Silk Road Forum: President Xi told the Belt and Road Forum that he has earmarked an additional US$113 billion for this sprawling trade initiative, writes Pepe Escobar. Xi delivered the forum’s opening keynote speech to an audience that included Russian President Vladimir Putin, Turkish President Recep Tayyip Erdogan, Philippines President Rodrigo Duterte and a host of other world leaders and top ranking officials.
Seoul looks north? South Korea’s new president has appointed a right-hand man, Im Jong-seok, who served a prison term for behavior that a court considered was aiding his country’s main enemy, North Korea. Bradley K. Martin writes that Im, who was convicted and sentenced in 1989 after arranging an illegal visit to Pyongyang by a fellow leftist activist, is now chief of staff to president elect, Moon Jae-in.
Indonesia’s Islamic intolerance: There are renewed calls to scrap Indonesia’s 1965 blasphemy law following last week’s conviction and imprisonment of ethnic-Chinese Jakarta governor Basuki “Ahok” Purnama. John McBeth reports that the growing use of the law inhibits free speech and has marginalized Christians, minority sect Muslims and other groups in a country whose secular Constitution clearly protects religious freedom.

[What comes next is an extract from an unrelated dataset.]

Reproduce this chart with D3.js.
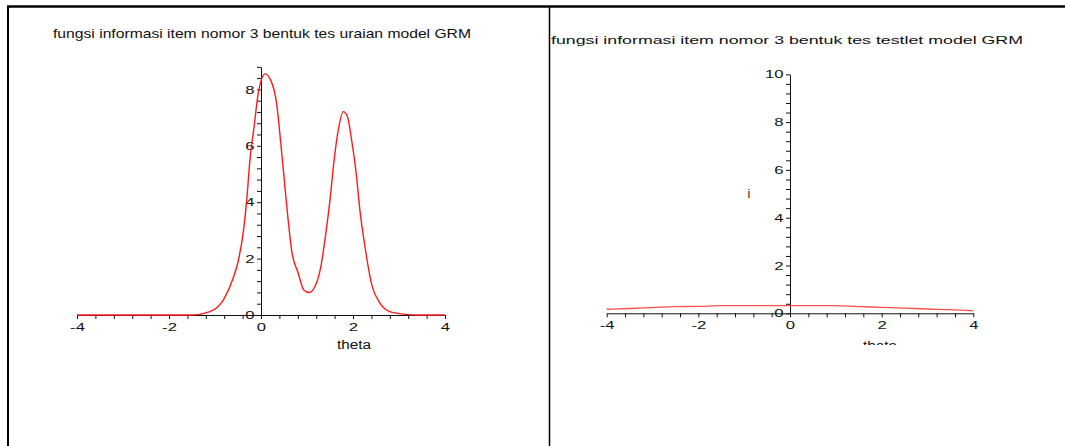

Russia’s Eastern gamble: After Lawrence Ho’s Tigre de Cristal casino complex project proved the concept of a Northeast Asian gambling hub, the much-delayed Mayak project near Vladivostok is at last starting to gain traction. Asia Times reports that the US$350 million resort is expected to open early in 2019 with a hotel, concert venue and casino that will boast an estimated 300 slot machines and 30 gaming tables.